Readings: 1 Cor 9:16-19,22-23; Mt 9:35-38
The following homily was preached to the student brothers during Compline. You can listen here or read below:
I became a Dominican because I wanted to be a “Monk-Missionary”. Our brother Aidan Nichols used this phrase “monk-missionary” to describe his own attraction to Dominican life. Now being a monk and missionary at the same time seems contradictory, but we see this vocation lived out again and again in the history of The Church – and it’s the tension we see too in the life of monk St Birinus, whose feast we celebrate tomorrow.
Two miracles and two paragraphs from Bede’s Histories are all we know about Birinus. Bede says Birinus promised to the Pope that he would “sow the seeds of the holy faith in the most inland and remote regions of the English, where no other teacher had been before him.” That’s how he ended up in Dorchester-on-Thames! Because once he’d arrived in England, in the “nation of the West Saxons”, where Bede says “he found all to be confirmed pagans, he thought it more useful to preach the word there, rather than to go further looking for people to whom he should preach”.
He didn’t have to go further afield to look for people who need to hear the Gospel. And here, now, in England today, neither do we. We don’t have to go far to find those who need to meet Christ: they are on our doorstep. In the street; in our workplaces. Among our friends and family. Every time we meet someone who is without Christian faith, we have an opportunity to share the Gospel with them.
Now Birinus set out to do something which he did not achieve. We too may have grand aspirations for how we are going to preach the Gospel, but God does not ask us to be successful in our personal ambitions. Instead, he provides us with plenty of opportunities to preach in our daily lives.
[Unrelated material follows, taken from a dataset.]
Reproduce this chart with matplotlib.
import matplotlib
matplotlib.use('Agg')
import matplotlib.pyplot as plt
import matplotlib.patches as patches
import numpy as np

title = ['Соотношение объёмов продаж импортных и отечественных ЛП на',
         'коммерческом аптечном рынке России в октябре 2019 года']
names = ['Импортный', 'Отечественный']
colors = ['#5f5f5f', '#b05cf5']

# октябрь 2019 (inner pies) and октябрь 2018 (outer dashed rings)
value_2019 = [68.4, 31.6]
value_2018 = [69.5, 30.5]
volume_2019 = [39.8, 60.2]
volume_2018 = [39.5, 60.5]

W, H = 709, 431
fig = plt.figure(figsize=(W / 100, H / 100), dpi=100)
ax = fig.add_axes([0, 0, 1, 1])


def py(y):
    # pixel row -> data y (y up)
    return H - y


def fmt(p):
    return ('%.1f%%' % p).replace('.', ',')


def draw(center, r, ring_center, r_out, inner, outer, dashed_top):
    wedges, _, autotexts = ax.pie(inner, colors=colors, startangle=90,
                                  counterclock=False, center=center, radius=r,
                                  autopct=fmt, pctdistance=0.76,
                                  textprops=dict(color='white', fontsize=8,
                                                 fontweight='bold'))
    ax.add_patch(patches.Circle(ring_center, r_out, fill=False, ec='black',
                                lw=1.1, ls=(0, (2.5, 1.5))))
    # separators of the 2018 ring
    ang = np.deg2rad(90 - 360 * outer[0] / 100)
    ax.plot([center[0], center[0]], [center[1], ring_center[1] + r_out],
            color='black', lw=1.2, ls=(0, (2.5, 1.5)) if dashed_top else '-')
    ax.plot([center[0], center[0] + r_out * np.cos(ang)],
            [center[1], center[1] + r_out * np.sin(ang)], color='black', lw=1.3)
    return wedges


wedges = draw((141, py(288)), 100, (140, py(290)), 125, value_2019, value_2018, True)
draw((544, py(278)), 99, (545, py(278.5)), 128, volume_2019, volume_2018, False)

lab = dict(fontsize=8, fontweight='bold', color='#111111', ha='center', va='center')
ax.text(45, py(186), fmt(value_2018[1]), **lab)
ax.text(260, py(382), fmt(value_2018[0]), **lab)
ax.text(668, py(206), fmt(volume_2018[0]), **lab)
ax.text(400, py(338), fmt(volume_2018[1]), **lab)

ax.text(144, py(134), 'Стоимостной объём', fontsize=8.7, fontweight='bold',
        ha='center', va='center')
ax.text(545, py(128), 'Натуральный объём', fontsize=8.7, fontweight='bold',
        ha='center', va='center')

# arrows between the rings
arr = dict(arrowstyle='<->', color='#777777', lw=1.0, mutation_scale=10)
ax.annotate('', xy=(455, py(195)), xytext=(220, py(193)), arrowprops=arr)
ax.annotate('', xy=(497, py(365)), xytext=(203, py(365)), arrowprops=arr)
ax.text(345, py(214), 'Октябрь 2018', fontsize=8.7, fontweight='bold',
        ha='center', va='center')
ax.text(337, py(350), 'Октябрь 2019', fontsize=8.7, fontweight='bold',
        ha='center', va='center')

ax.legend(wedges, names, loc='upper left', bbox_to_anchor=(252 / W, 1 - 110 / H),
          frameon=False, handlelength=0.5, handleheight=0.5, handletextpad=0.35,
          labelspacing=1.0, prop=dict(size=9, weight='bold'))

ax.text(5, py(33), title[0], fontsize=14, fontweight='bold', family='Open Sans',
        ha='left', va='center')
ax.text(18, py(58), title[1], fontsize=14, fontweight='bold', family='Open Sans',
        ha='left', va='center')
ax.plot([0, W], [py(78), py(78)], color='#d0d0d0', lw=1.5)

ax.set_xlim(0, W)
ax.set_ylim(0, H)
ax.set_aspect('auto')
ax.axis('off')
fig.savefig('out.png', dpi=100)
So we may set out to do something remarkable, but most of the time we won’t. And we don’t need to, because where we are most needed is often closest to home.
Every Catholic is called to measure his or her discipleship by an evangelical criterion: “How, in … my life, am I bringing others to the Lord Jesus?” Its a daunting challenge, but we should not forget that living out any vocation – like that to religious life – is itself a missionary endeavour. What we need today are priests, religious and spouses who just live out their faith, and that’s difficult enough! But it can be attractive to those who have no faith. The future of the Church in this country looks bleak, but one thing seems certain: as we once again enter another dark night in our island’s history, to keep the torch of faith burning we need more monk-missionaries.
What we need today is another – doubtless very different – Saint Birinus.
Image: Stained glass from the Abbey of Saint-Germain-des-Prés, photographed by Br George Dominic Gillow OP.
Richard
I think you are saying, its more important to evangelise through our lives than by speech, by arguments, by theology, even though these doubtless also have their place.
I need coaching in how to be visibly Catholic.